Give the number of lines that contain the string "this", and nothing else.

RECORD SET.
=====

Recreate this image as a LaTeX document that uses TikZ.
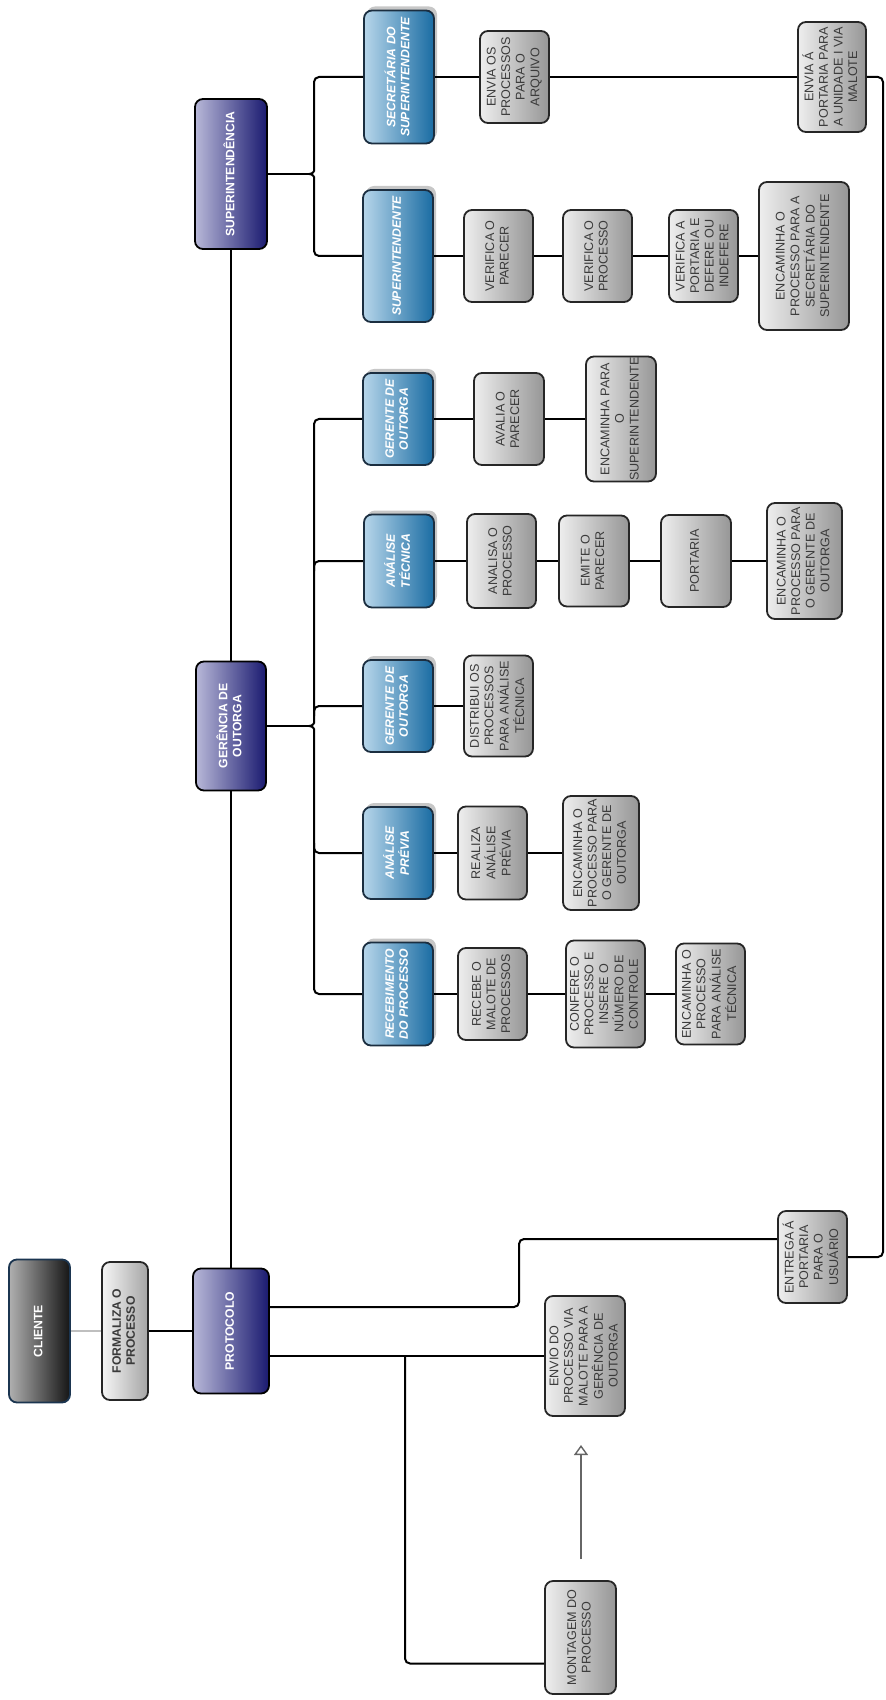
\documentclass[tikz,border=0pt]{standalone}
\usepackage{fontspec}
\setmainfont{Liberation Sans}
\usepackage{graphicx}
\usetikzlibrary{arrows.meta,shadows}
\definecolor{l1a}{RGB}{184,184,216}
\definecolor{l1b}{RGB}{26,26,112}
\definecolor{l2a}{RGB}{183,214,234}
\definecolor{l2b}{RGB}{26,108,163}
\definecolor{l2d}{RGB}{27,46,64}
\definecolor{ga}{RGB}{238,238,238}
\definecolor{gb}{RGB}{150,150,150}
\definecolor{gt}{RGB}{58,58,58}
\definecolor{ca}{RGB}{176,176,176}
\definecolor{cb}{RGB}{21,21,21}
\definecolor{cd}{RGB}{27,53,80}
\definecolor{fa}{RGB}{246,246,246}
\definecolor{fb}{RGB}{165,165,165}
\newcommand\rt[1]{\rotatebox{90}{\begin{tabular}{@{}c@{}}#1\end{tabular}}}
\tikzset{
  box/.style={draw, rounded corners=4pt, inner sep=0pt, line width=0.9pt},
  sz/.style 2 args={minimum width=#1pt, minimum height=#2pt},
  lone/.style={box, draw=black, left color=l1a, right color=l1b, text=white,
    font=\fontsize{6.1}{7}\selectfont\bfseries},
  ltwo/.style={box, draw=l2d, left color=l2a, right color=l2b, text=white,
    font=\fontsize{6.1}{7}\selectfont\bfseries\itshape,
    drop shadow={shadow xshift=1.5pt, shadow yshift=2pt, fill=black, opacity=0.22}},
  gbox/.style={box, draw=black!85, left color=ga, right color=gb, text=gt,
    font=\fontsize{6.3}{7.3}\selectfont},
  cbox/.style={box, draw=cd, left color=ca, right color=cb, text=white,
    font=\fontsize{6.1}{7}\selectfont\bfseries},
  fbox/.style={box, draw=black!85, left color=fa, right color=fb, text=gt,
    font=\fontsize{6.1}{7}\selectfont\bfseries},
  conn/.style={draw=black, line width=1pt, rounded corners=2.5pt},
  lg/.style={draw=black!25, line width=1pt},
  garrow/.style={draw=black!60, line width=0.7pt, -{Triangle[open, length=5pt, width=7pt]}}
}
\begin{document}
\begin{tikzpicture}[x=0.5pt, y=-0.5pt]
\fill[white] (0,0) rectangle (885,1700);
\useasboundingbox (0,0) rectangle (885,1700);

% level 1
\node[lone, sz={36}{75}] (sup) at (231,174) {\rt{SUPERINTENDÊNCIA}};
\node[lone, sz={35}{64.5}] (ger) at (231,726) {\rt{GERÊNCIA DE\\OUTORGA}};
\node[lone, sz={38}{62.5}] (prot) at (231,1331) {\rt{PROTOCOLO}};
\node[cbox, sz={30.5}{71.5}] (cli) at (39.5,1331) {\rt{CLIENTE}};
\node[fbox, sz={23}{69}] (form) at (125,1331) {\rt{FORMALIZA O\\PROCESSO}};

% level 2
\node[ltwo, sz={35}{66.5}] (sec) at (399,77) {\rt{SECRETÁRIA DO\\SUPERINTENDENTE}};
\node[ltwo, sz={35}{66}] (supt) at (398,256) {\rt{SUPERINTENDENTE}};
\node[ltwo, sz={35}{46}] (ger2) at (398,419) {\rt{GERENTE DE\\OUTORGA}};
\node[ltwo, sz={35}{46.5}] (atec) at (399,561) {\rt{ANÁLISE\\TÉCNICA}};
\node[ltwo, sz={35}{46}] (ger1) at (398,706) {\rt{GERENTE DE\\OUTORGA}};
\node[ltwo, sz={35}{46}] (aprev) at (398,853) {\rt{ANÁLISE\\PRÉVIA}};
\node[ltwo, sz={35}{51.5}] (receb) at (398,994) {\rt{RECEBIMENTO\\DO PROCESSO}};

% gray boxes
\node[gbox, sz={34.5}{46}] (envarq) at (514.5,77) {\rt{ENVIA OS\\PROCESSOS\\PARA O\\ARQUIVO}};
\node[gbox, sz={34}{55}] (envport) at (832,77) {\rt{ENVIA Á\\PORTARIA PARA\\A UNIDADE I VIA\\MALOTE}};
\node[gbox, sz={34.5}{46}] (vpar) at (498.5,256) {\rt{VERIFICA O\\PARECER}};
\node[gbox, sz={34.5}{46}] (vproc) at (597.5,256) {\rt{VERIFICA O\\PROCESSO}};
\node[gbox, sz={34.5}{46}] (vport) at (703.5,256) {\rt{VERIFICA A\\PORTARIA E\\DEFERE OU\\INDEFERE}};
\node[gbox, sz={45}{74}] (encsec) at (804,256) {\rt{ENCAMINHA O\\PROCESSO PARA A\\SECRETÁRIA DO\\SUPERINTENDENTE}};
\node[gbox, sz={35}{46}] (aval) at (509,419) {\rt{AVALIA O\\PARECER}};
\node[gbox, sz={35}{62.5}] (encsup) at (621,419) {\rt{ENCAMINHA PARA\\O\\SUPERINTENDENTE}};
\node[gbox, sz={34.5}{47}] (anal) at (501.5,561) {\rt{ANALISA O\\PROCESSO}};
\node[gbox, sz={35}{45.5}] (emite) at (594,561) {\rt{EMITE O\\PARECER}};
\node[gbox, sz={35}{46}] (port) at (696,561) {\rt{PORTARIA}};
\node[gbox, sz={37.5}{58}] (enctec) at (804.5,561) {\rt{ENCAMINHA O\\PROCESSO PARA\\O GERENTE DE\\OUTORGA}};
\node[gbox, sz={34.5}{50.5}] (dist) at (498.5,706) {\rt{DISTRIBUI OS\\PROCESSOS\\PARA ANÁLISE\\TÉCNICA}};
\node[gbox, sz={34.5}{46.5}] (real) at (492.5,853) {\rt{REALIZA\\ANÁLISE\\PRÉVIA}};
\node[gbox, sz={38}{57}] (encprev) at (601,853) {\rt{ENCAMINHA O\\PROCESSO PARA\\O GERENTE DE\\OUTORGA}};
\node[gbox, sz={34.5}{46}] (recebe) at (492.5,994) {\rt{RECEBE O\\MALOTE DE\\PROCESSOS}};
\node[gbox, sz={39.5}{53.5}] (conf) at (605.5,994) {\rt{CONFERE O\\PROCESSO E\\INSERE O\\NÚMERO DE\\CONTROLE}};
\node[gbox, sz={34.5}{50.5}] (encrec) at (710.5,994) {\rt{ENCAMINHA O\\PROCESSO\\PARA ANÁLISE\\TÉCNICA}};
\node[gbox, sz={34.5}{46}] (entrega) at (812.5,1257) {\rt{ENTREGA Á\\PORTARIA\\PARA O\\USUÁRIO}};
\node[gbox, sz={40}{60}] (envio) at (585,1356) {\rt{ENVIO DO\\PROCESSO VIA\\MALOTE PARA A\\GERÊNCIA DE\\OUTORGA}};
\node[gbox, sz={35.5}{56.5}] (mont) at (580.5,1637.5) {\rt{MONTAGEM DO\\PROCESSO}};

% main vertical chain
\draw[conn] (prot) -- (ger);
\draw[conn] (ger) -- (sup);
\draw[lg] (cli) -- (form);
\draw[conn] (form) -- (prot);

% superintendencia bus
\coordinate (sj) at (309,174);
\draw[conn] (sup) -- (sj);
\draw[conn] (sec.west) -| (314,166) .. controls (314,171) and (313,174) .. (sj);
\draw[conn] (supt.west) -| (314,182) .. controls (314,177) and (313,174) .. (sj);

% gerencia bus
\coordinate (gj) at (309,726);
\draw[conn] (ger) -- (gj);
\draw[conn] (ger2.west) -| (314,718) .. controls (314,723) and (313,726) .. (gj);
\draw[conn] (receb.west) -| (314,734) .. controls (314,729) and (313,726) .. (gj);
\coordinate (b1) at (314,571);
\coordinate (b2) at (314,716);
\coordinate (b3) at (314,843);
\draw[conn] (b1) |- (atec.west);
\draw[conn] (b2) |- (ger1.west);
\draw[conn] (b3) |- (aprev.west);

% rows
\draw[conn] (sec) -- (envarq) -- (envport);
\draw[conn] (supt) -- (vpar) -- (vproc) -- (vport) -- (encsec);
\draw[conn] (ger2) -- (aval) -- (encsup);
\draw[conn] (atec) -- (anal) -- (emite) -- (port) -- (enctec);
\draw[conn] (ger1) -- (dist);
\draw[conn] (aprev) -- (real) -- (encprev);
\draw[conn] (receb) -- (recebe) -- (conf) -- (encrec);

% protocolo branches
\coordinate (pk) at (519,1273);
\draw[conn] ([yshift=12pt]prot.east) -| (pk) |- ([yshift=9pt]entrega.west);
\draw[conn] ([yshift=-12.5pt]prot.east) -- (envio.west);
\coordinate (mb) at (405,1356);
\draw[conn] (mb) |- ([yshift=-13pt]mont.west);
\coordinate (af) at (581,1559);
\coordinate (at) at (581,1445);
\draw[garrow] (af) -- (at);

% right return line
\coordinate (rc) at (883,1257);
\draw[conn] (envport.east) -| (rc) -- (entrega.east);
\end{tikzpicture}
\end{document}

=====

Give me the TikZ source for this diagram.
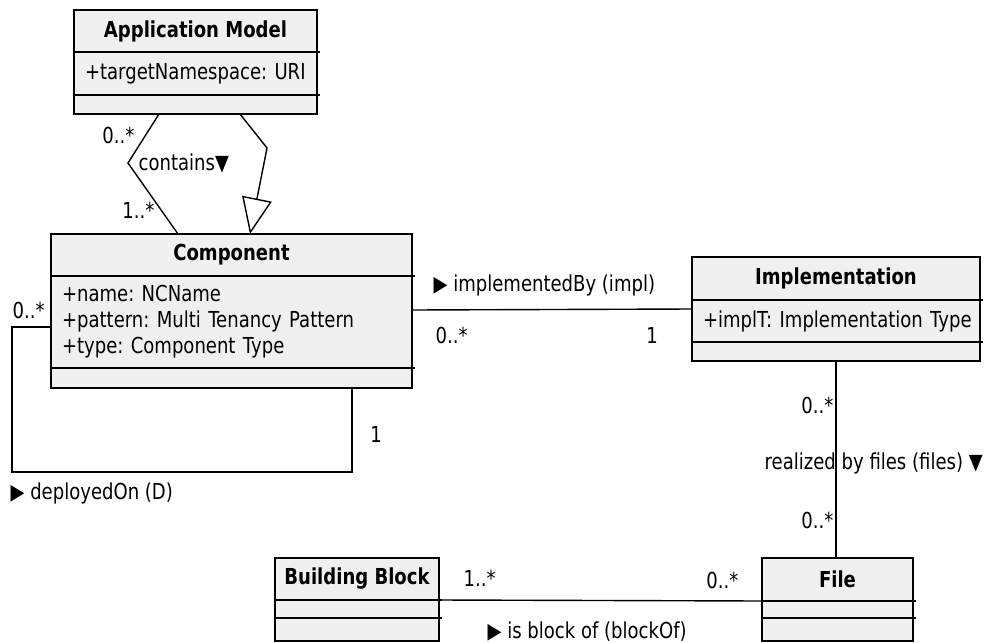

=====

FULL ANSWER.
2